Required work »
Transcribe the whole listing below without changing a word, but leave out every image.

Data »
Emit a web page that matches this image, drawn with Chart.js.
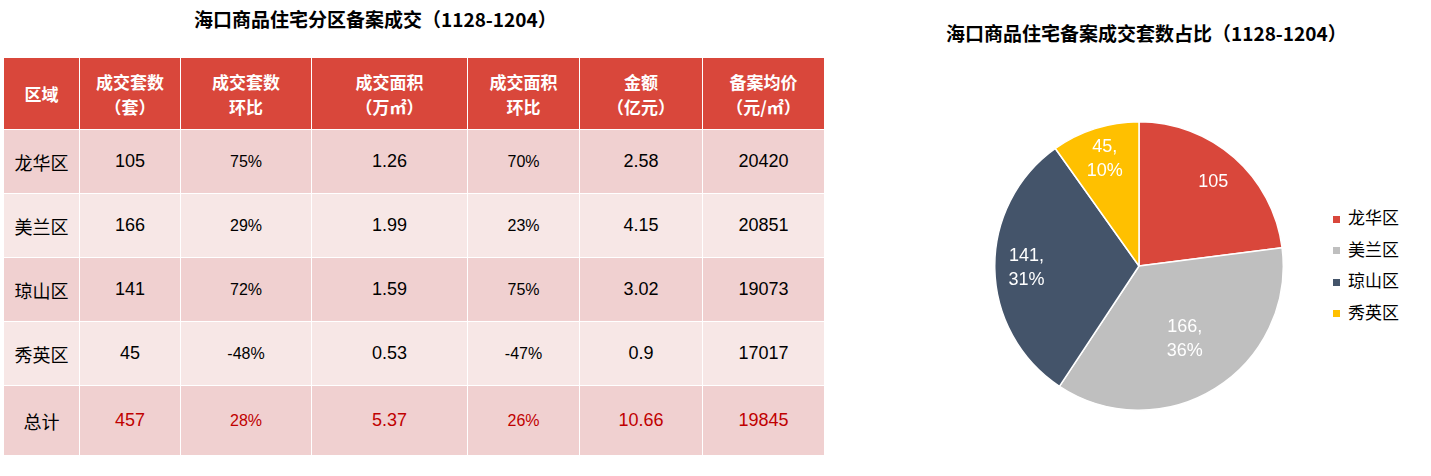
<!DOCTYPE html>
<html><head><meta charset="utf-8">
<script src="https://cdn.jsdelivr.net/npm/chart.js@4"></script>
<style>
body{margin:0;width:1431px;height:476px;background:#fff;font-family:"Noto Sans CJK SC",sans-serif;position:relative;overflow:hidden}
.t{position:absolute;font-weight:bold;font-size:19px;color:#000;white-space:nowrap}
table{position:absolute;left:3px;top:57px;border-collapse:collapse;font-size:18px;font-family:"Liberation Sans","Noto Sans CJK SC",sans-serif}
td,th{text-align:center;border:1px solid #fff;padding:0}
th{background:#d9473b;color:#fff;height:71px;font-size:17px;font-family:"Noto Sans CJK SC";line-height:25px}
tr.a td{background:#f0d0d0}
tr.b td{background:#f7e7e6}
td{height:63px}
td.s{font-size:16px}
tr.tot td{color:#c00000;height:69px}
tr.tot td:first-child{color:#000}
#lg{position:absolute;left:1333px;top:201px;font-size:17px;line-height:31.5px}
#lg span{display:inline-block;width:7px;height:7px;margin-right:8px;vertical-align:middle}
</style></head><body>
<div class="t" style="left:194px;top:5px">海口商品住宅分区备案成交（1128-1204）</div>
<div class="t" style="left:946px;top:19px">海口商品住宅备案成交套数占比（1128-1204）</div>
<table id="tb"></table>
<div style="position:absolute;left:994px;top:121px;width:290px;height:290px"><canvas id="pie"></canvas></div>
<div id="lg"></div>
<script>
const headers = ['区域','成交套数<br>（套）','成交套数<br>环比','成交面积<br>（万㎡）','成交面积<br>环比','金额<br>（亿元）','备案均价<br>（元/㎡）'];
const colWidths = [75,100,130,155,111,122,121];
const districts = ['龙华区','美兰区','琼山区','秀英区','总计'];
const units = [105,166,141,45,457];
const unitsChg = ['75%','29%','72%','-48%','28%'];
const area = ['1.26','1.99','1.59','0.53','5.37'];
const areaChg = ['70%','23%','75%','-47%','26%'];
const amount = ['2.58','4.15','3.02','0.9','10.66'];
const price = [20420,20851,19073,17017,19845];
const pieLabels = ['105','166,\n36%','141,\n31%','45,\n10%'];
const pieColors = ['#d9473b','#bfbfbf','#44546a','#ffc000'];

let h = '<tr>' + headers.map((x,i)=>`<th style="width:${colWidths[i]}px">${x}</th>`).join('') + '</tr>';
districts.forEach((d,i)=>{
  const cls = i===4 ? 'a tot' : (i%2===0 ? 'a' : 'b');
  h += `<tr class="${cls}"><td style="font-family:'Noto Sans CJK SC'">${d}</td><td>${units[i]}</td><td class="s">${unitsChg[i]}</td><td>${area[i]}</td><td class="s">${areaChg[i]}</td><td>${amount[i]}</td><td>${price[i]}</td></tr>`;
});
document.getElementById('tb').innerHTML = h;
document.getElementById('lg').innerHTML = districts.slice(0,4).map((d,i)=>`<div><span style="background:${pieColors[i]}"></span>${d}</div>`).join('');

const labelPlugin = {
  id:'lbl',
  afterDatasetsDraw(chart){
    const ctx = chart.ctx;
    const meta = chart.getDatasetMeta(0);
    ctx.save();
    ctx.fillStyle = '#fff';
    ctx.font = '18px "Liberation Sans", sans-serif';
    ctx.textAlign = 'center'; ctx.textBaseline = 'middle';
    meta.data.forEach((arc,i)=>{
      const p = arc.getProps(['x','y','startAngle','endAngle','outerRadius'],true);
      const a = (p.startAngle+p.endAngle)/2;
      const r = p.outerRadius*(i===1?0.6:0.78);
      const lines = pieLabels[i].split('\n');
      lines.forEach((l,j)=>ctx.fillText(l, p.x+Math.cos(a)*r, p.y+Math.sin(a)*r+(j-(lines.length-1)/2)*24));
    });
    ctx.restore();
  }
};
new Chart(document.getElementById('pie'),{
  type:'pie',
  data:{labels:districts.slice(0,4),datasets:[{data:units.slice(0,4),backgroundColor:pieColors,borderColor:'#fff',borderWidth:1.5}]},
  options:{responsive:true,maintainAspectRatio:false,animation:false,
    plugins:{legend:{display:false},tooltip:{enabled:false}}},
  plugins:[labelPlugin]
});
</script>
</body></html>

Expected answer »
Emit a web page that matches this image, drawn with Chart.js.
<!DOCTYPE html>
<html><head><meta charset="utf-8">
<script src="https://cdn.jsdelivr.net/npm/chart.js@4"></script>
<style>
body{margin:0;width:1431px;height:476px;background:#fff;font-family:"Noto Sans CJK SC",sans-serif;position:relative;overflow:hidden}
.t{position:absolute;font-weight:bold;font-size:19px;color:#000;white-space:nowrap}
table{position:absolute;left:3px;top:57px;border-collapse:collapse;font-size:18px;font-family:"Liberation Sans","Noto Sans CJK SC",sans-serif}
td,th{text-align:center;border:1px solid #fff;padding:0}
th{background:#d9473b;color:#fff;height:71px;font-size:17px;font-family:"Noto Sans CJK SC";line-height:25px}
tr.a td{background:#f0d0d0}
tr.b td{background:#f7e7e6}
td{height:63px}
td.s{font-size:16px}
tr.tot td{color:#c00000;height:69px}
tr.tot td:first-child{color:#000}
#lg{position:absolute;left:1333px;top:201px;font-size:17px;line-height:31.5px}
#lg span{display:inline-block;width:7px;height:7px;margin-right:8px;vertical-align:middle}
</style></head><body>
<div class="t" style="left:194px;top:5px">海口商品住宅分区备案成交（1128-1204）</div>
<div class="t" style="left:946px;top:19px">海口商品住宅备案成交套数占比（1128-1204）</div>
<table id="tb"></table>
<div style="position:absolute;left:994px;top:121px;width:290px;height:290px"><canvas id="pie"></canvas></div>
<div id="lg"></div>
<script>
const headers = ['区域','成交套数<br>（套）','成交套数<br>环比','成交面积<br>（万㎡）','成交面积<br>环比','金额<br>（亿元）','备案均价<br>（元/㎡）'];
const colWidths = [75,100,130,155,111,122,121];
const districts = ['龙华区','美兰区','琼山区','秀英区','总计'];
const units = [105,166,141,45,457];
const unitsChg = ['75%','29%','72%','-48%','28%'];
const area = ['1.26','1.99','1.59','0.53','5.37'];
const areaChg = ['70%','23%','75%','-47%','26%'];
const amount = ['2.58','4.15','3.02','0.9','10.66'];
const price = [20420,20851,19073,17017,19845];
const pieLabels = ['105','166,\n36%','141,\n31%','45,\n10%'];
const pieColors = ['#d9473b','#bfbfbf','#44546a','#ffc000'];

let h = '<tr>' + headers.map((x,i)=>`<th style="width:${colWidths[i]}px">${x}</th>`).join('') + '</tr>';
districts.forEach((d,i)=>{
  const cls = i===4 ? 'a tot' : (i%2===0 ? 'a' : 'b');
  h += `<tr class="${cls}"><td style="font-family:'Noto Sans CJK SC'">${d}</td><td>${units[i]}</td><td class="s">${unitsChg[i]}</td><td>${area[i]}</td><td class="s">${areaChg[i]}</td><td>${amount[i]}</td><td>${price[i]}</td></tr>`;
});
document.getElementById('tb').innerHTML = h;
document.getElementById('lg').innerHTML = districts.slice(0,4).map((d,i)=>`<div><span style="background:${pieColors[i]}"></span>${d}</div>`).join('');

const labelPlugin = {
  id:'lbl',
  afterDatasetsDraw(chart){
    const ctx = chart.ctx;
    const meta = chart.getDatasetMeta(0);
    ctx.save();
    ctx.fillStyle = '#fff';
    ctx.font = '18px "Liberation Sans", sans-serif';
    ctx.textAlign = 'center'; ctx.textBaseline = 'middle';
    meta.data.forEach((arc,i)=>{
      const p = arc.getProps(['x','y','startAngle','endAngle','outerRadius'],true);
      const a = (p.startAngle+p.endAngle)/2;
      const r = p.outerRadius*(i===1?0.6:0.78);
      const lines = pieLabels[i].split('\n');
      lines.forEach((l,j)=>ctx.fillText(l, p.x+Math.cos(a)*r, p.y+Math.sin(a)*r+(j-(lines.length-1)/2)*24));
    });
    ctx.restore();
  }
};
new Chart(document.getElementById('pie'),{
  type:'pie',
  data:{labels:districts.slice(0,4),datasets:[{data:units.slice(0,4),backgroundColor:pieColors,borderColor:'#fff',borderWidth:1.5}]},
  options:{responsive:true,maintainAspectRatio:false,animation:false,
    plugins:{legend:{display:false},tooltip:{enabled:false}}},
  plugins:[labelPlugin]
});
</script>
</body></html>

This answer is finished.